Fix the seamless_m4t cannot work on Gaudi (#38363)

* Fix the seamless_m4t cannot work on Gaudi Signed-off-by: yuanwu <yuan.wu@intel.com> * Refine the patch Signed-off-by: yuanwu <yuan.wu@intel.com> * Fix seamless_m4t_v2 crash Signed-off-by: yuanwu <yuan.wu@intel.com> * Use the patched_gather Signed-off-by: yuanwu <yuan.wu@intel.com> * Remove debug logs Signed-off-by: yuanwu <yuan.wu@intel.com> * Remove useless modifications Signed-off-by: yuanwu <yuan.wu@intel.com> * Add hpu check Signed-off-by: yuanwu <yuan.wu@intel.com> * Add comments Signed-off-by: yuanwu <yuan.wu@intel.com> --------- Signed-off-by: yuanwu <yuan.wu@intel.com> Co-authored-by: Ilyas Moutawwakil <57442720+IlyasMoutawwakil@users.noreply.github.com>
2025-08-02 11:11:05 +06:00 · 2025-06-25 18:40:01 +08:00 · 2025-06-25 18:40:01 +08:00 · de98fb25a3
commit de98fb25a3
parent 7503cb9113
1 changed files with 22 additions and 0 deletions
--- a/src/transformers/utils/import_utils.py
+++ b/src/transformers/utils/import_utils.py
@ -851,6 +851,28 @@ def is_torch_hpu_available():

        torch.Tensor.masked_fill_ = patched_masked_fill_

+    # We patch torch.gather for int64 tensors to avoid a bug on Gaudi
+    # Graph compile failed with synStatus 26 [Generic failure]

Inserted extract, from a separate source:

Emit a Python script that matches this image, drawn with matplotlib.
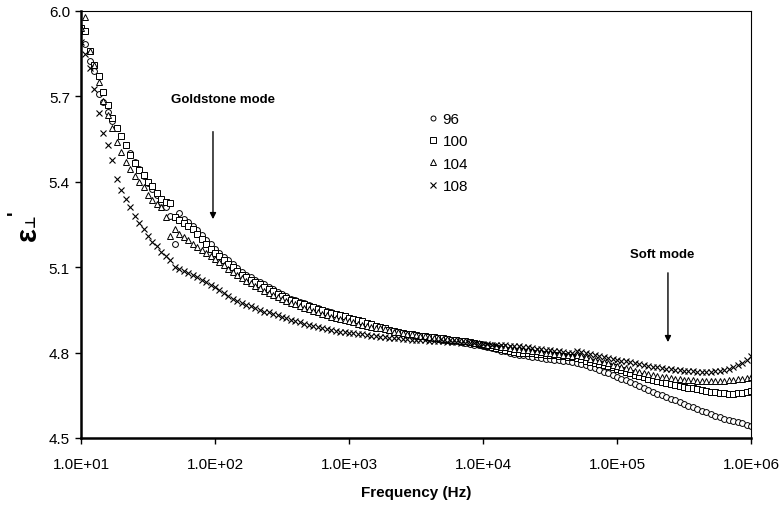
import matplotlib
matplotlib.use("Agg")
import matplotlib.pyplot as plt
from matplotlib.ticker import NullLocator

plt.rcParams['font.family'] = ['Liberation Sans', 'DejaVu Sans']

# frequency sweep (Hz), 30 points per decade
freq = [10, 10.8, 11.7, 12.6, 13.6, 14.7, 15.8, 17.1, 18.5, 20.0,
        21.5, 23.3, 25.1, 27.1, 29.3, 31.6, 34.1, 36.9, 39.8, 43.0,
        46.4, 50.1, 54.1, 58.4, 63.1, 68.1, 73.6, 79.4, 85.8, 92.6,
        100, 108, 117, 126, 136, 147, 158, 171, 185, 200,
        215, 233, 251, 271, 293, 316, 341, 369, 398, 430,
        464, 501, 541, 584, 631, 681, 736, 794, 858, 926,
        1000, 1080, 1170, 1260, 1360, 1470, 1580, 1710, 1850, 2000,
        2150, 2330, 2510, 2710, 2930, 3160, 3410, 3690, 3980, 4300,
        4640, 5010, 5410, 5840, 6310, 6810, 7360, 7940, 8580, 9260,
        10000, 10800, 11700, 12600, 13600, 14700, 15800, 17100, 18500, 20000,
        21500, 23300, 25100, 27100, 29300, 31600, 34100, 36900, 39800, 43000,
        46400, 50100, 54100, 58400, 63100, 68100, 73600, 79400, 85800, 92600,
        100000, 108000, 117000, 126000, 136000, 147000, 158000, 171000, 185000, 200000,
        215000, 233000, 251000, 271000, 293000, 316000, 341000, 369000, 398000, 430000,
        464000, 501000, 541000, 584000, 631000, 681000, 736000, 794000, 858000, 926000,
        1000000]

eps_96 = [5.93, 5.885, 5.825, 5.79, 5.71, 5.68, 5.645, 5.615, 5.59, 5.56,
          5.53, 5.50, 5.47, 5.445, 5.42, 5.395, 5.375, 5.355, 5.33, 5.31,
          5.28, 5.18, 5.29, 5.27, 5.258, 5.245, 5.23, 5.213, 5.195, 5.18,
          5.163, 5.15, 5.137, 5.124, 5.111, 5.096, 5.084, 5.074, 5.065, 5.056,
          5.048, 5.04, 5.032, 5.022, 5.013, 5.005, 4.998, 4.99, 4.984, 4.978,
          4.973, 4.967, 4.961, 4.956, 4.951, 4.946, 4.941, 4.936, 4.932, 4.928,
          4.923, 4.919, 4.914, 4.909, 4.904, 4.899, 4.894, 4.889, 4.885, 4.88,
          4.876, 4.872, 4.868, 4.865, 4.862, 4.859, 4.857, 4.855, 4.852, 4.85,
          4.848, 4.846, 4.844, 4.841, 4.839, 4.837, 4.834, 4.831, 4.828, 4.825,
          4.823, 4.819, 4.815, 4.811, 4.807, 4.804, 4.80, 4.796, 4.792, 4.79,
          4.787, 4.785, 4.783, 4.781, 4.779, 4.777, 4.775, 4.773, 4.771, 4.769,
          4.767, 4.764, 4.76, 4.755, 4.75, 4.745, 4.739, 4.733, 4.727, 4.721,
          4.716, 4.709, 4.702, 4.695, 4.688, 4.681, 4.674, 4.668, 4.662, 4.656,
          4.65, 4.644, 4.638, 4.632, 4.626, 4.62, 4.614, 4.608, 4.602, 4.596,
          4.59, 4.584, 4.578, 4.573, 4.568, 4.563, 4.559, 4.555, 4.551, 4.547,
          4.543]

eps_100 = [5.94, 5.93, 5.86, 5.81, 5.77, 5.715, 5.67, 5.625, 5.59, 5.56,
           5.53, 5.495, 5.465, 5.44, 5.425, 5.40, 5.385, 5.36, 5.34, 5.33,
           5.325, 5.275, 5.265, 5.255, 5.245, 5.233, 5.215, 5.20, 5.18, 5.165,
           5.15, 5.138, 5.125, 5.112, 5.10, 5.085, 5.073, 5.064, 5.055, 5.047,
           5.04, 5.032, 5.025, 5.015, 5.007, 5.0, 4.993, 4.986, 4.98, 4.975,
           4.97, 4.964, 4.959, 4.954, 4.949, 4.944, 4.94, 4.935, 4.931, 4.927,
           4.923, 4.919, 4.914, 4.91, 4.905, 4.90, 4.895, 4.89, 4.886, 4.881,
           4.877, 4.873, 4.87, 4.867, 4.864, 4.862, 4.86, 4.858, 4.856, 4.854,
           4.852, 4.85, 4.848, 4.846, 4.844, 4.842, 4.839, 4.836, 4.833, 4.83,
           4.827, 4.824, 4.82, 4.817, 4.813, 4.81, 4.806, 4.803, 4.80, 4.799,
           4.798, 4.797, 4.796, 4.794, 4.793, 4.792, 4.79, 4.789, 4.787, 4.786,
           4.784, 4.78, 4.776, 4.772, 4.768, 4.764, 4.76, 4.756, 4.752, 4.748,
           4.743, 4.738, 4.733, 4.728, 4.723, 4.718, 4.713, 4.708, 4.704, 4.70,
           4.696, 4.692, 4.689, 4.686, 4.683, 4.68, 4.677, 4.674, 4.671, 4.668,
           4.665, 4.662, 4.66, 4.658, 4.657, 4.656, 4.656, 4.657, 4.659, 4.662,
           4.665]

eps_104 = [5.94, 5.98, 5.86, 5.81, 5.75, 5.684, 5.635, 5.59, 5.54, 5.505,
           5.47, 5.445, 5.42, 5.40, 5.38, 5.355, 5.335, 5.322, 5.312, 5.275,
           5.21, 5.235, 5.217, 5.206, 5.195, 5.183, 5.17, 5.16, 5.15, 5.14,
           5.13, 5.118, 5.106, 5.094, 5.083, 5.072, 5.062, 5.052, 5.043, 5.034,
           5.026, 5.018, 5.01, 5.002, 4.995, 4.988, 4.981, 4.975, 4.969, 4.963,
           4.957, 4.952, 4.946, 4.941, 4.936, 4.931, 4.926, 4.922, 4.918, 4.914,
           4.91, 4.906, 4.902, 4.898, 4.895, 4.891, 4.888, 4.885, 4.882, 4.879,
           4.874, 4.871, 4.868, 4.866, 4.864, 4.862, 4.86, 4.857, 4.855, 4.853,
           4.851, 4.849, 4.847, 4.845, 4.843, 4.841, 4.839, 4.837, 4.835, 4.832,
           4.83, 4.828, 4.826, 4.824, 4.821, 4.819, 4.817, 4.814, 4.812, 4.81,
           4.808, 4.806, 4.804, 4.802, 4.80, 4.798, 4.796, 4.794, 4.792, 4.79,
           4.788, 4.79, 4.787, 4.783, 4.779, 4.775, 4.771, 4.767, 4.763, 4.758,
           4.753, 4.749, 4.745, 4.741, 4.737, 4.733, 4.729, 4.725, 4.722, 4.719,
           4.716, 4.713, 4.711, 4.709, 4.707, 4.705, 4.703, 4.702, 4.701, 4.70,
           4.699, 4.699, 4.699, 4.70, 4.701, 4.702, 4.704, 4.706, 4.709, 4.712,
           4.716]

eps_108 = [5.89, 5.85, 5.80, 5.726, 5.64, 5.57, 5.53, 5.475, 5.41, 5.37,
           5.34, 5.31, 5.28, 5.255, 5.235, 5.21, 5.19, 5.175, 5.155, 5.14,
           5.125, 5.10, 5.095, 5.088, 5.08, 5.072, 5.064, 5.056, 5.047, 5.038,
           5.03, 5.02, 5.01, 5.0, 4.99, 4.982, 4.975, 4.968, 4.962, 4.956,
           4.95, 4.944, 4.942, 4.937, 4.932, 4.926, 4.921, 4.916, 4.911, 4.906,
           4.90, 4.896, 4.892, 4.889, 4.886, 4.883, 4.88, 4.877, 4.874, 4.872,
           4.87, 4.868, 4.866, 4.864, 4.862, 4.86, 4.858, 4.856, 4.854, 4.852,
           4.851, 4.85, 4.848, 4.847, 4.846, 4.845, 4.844, 4.843, 4.842, 4.841,
           4.84, 4.839, 4.838, 4.837, 4.836, 4.835, 4.834, 4.833, 4.832, 4.831,
           4.83, 4.829, 4.828, 4.827, 4.826, 4.825, 4.824, 4.823, 4.822, 4.82,
           4.818, 4.816, 4.814, 4.812, 4.81, 4.808, 4.806, 4.804, 4.802, 4.80,
           4.798, 4.804, 4.801, 4.798, 4.795, 4.792, 4.789, 4.786, 4.782, 4.778,
           4.775, 4.772, 4.769, 4.766, 4.763, 4.76, 4.757, 4.754, 4.751, 4.748,
           4.746, 4.744, 4.742, 4.74, 4.738, 4.736, 4.735, 4.734, 4.733, 4.732,
           4.732, 4.733, 4.734, 4.736, 4.739, 4.743, 4.748, 4.755, 4.763, 4.774,
           4.787]

series_labels = ['96', '100', '104', '108']
xtick_vals = [1e1, 1e2, 1e3, 1e4, 1e5, 1e6]
xtick_labels = ['1.0E+01', '1.0E+02', '1.0E+03', '1.0E+04', '1.0E+05', '1.0E+06']
ytick_vals = [4.5, 4.8, 5.1, 5.4, 5.7, 6.0]

fig = plt.figure(figsize=(7.83, 5.06), dpi=100)
ax = fig.add_axes([81/783, 1 - 439/506, 670/783, 427/506])

ax.plot(freq, eps_96, 'o', ms=4.2, mfc='white', mec='black', mew=0.7, label=series_labels[0])
ax.plot(freq, eps_100, 's', ms=4.6, mfc='white', mec='black', mew=0.7, label=series_labels[1])
ax.plot(freq, eps_104, '^', ms=4.6, mfc='white', mec='black', mew=0.7, label=series_labels[2])
ax.plot(freq, eps_108, 'x', ms=4.6, color='black', mew=0.8, label=series_labels[3])

ax.set_xscale('log')
ax.set_xlim(10, 1e6)
ax.set_ylim(4.5, 6.0)
ax.set_xticks(xtick_vals)
ax.set_xticklabels(xtick_labels)
ax.xaxis.set_minor_locator(NullLocator())
ax.set_yticks(ytick_vals)
ax.set_yticklabels(['%.1f' % v for v in ytick_vals])
ax.tick_params(axis='both', direction='out', length=4, width=1, labelsize=11, colors='black')
ax.tick_params(axis='x', pad=10)
ax.tick_params(axis='y', pad=4)

ax.spines['left'].set_linewidth(1.8)
ax.spines['bottom'].set_linewidth(1.8)
ax.spines['top'].set_linewidth(0.8)
ax.spines['right'].set_linewidth(0.8)

# y label: epsilon perp prime, built from pieces
fig.text(28/783, 1 - 234/506, 'ε', rotation=90, ha='center', va='center',
         fontsize=21, fontweight='bold')
fig.text(31/783, 1 - 221/506, '⊥', rotation=90, ha='center', va='center',
         fontsize=10, fontweight='bold', family=['DejaVu Sans'])
fig.text(15/783, 1 - 213/506, "'", rotation=90, ha='center', va='center',
         fontsize=14, fontweight='bold')

fig.text(416/783, 1 - 493/506, 'Frequency (Hz)', ha='center', va='center',
         fontsize=11, fontweight='bold')

ax.annotate('', xy=(96.6, 5.259), xytext=(96.6, 5.586),
            arrowprops=dict(arrowstyle='-|>', color='black', lw=1, mutation_scale=9))
ax.text(115, 5.69, 'Goldstone mode', ha='center', va='center', fontsize=9.5, fontweight='bold')
ax.annotate('', xy=(2.4e5, 4.827), xytext=(2.4e5, 5.09),
            arrowprops=dict(arrowstyle='-|>', color='black', lw=1, mutation_scale=9))
ax.text(2.17e5, 5.146, 'Soft mode', ha='center', va='center', fontsize=9.5, fontweight='bold')

ax.legend(loc='upper left', bbox_to_anchor=(428/783, 1 - 113/506), bbox_transform=fig.transFigure,
          frameon=False, fontsize=11, markerscale=0.85, handlelength=0.6, handletextpad=0.35,
          labelspacing=0.55, borderpad=0, borderaxespad=0, numpoints=1)

fig.savefig('out.png', dpi=100)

+    # This can be removed once bug is fixed but for now we need it.
+    original_gather = torch.Tensor.gather
+
+    def patched_gather(input: torch.Tensor, dim: int, index: torch.LongTensor) -> torch.Tensor:
+        if input.dtype == torch.int64 and input.device.type == "hpu":
+            logger.warning_once(
+                "torch.gather is not supported for int64 tensors on Gaudi. "
+                "This operation will be performed patched_gather using indexing."
+            )
+
+            idx = [torch.arange(size, device=input.device, dtype=input.dtype) for size in input.shape]

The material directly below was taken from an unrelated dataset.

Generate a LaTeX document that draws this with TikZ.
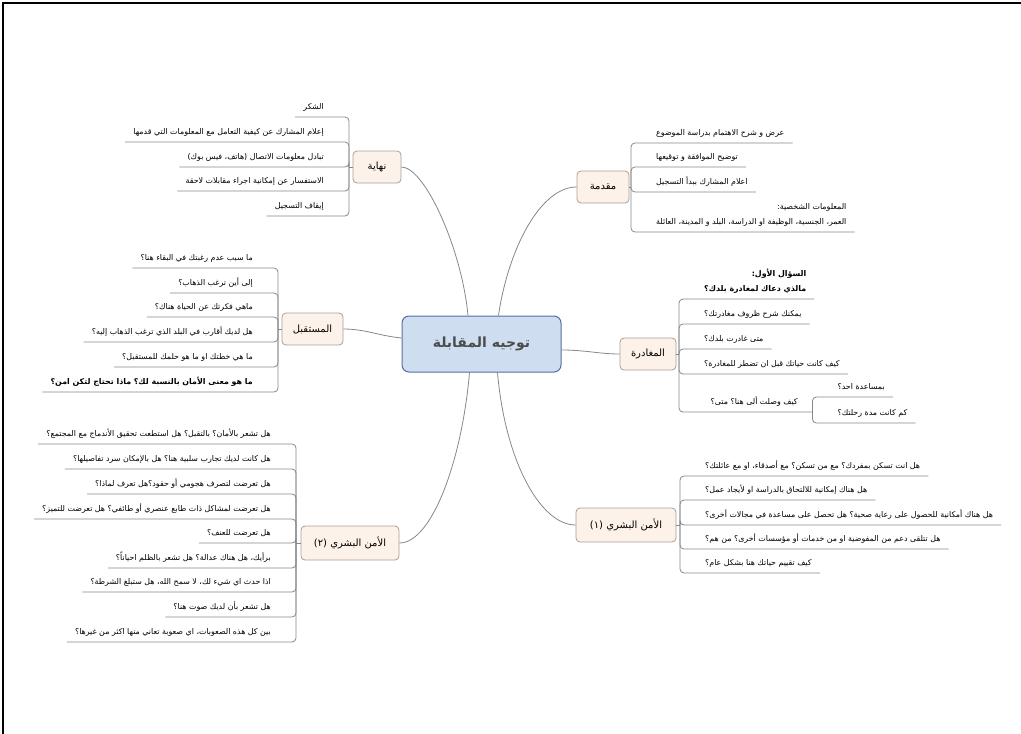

+            idx[dim] = index
+            idx = tuple(idx)
+            output = input[idx]
+            return output
+        else:
+            return original_gather(input, dim, index)
+
+    torch.Tensor.gather = patched_gather
+
    # IlyasMoutawwakil: we patch torch.compile to use the HPU backend by default
    # https://github.com/huggingface/transformers/pull/38790#discussion_r2157043944
    # This is necessary for cases where torch.compile is used as a decorator (defaulting to inductor)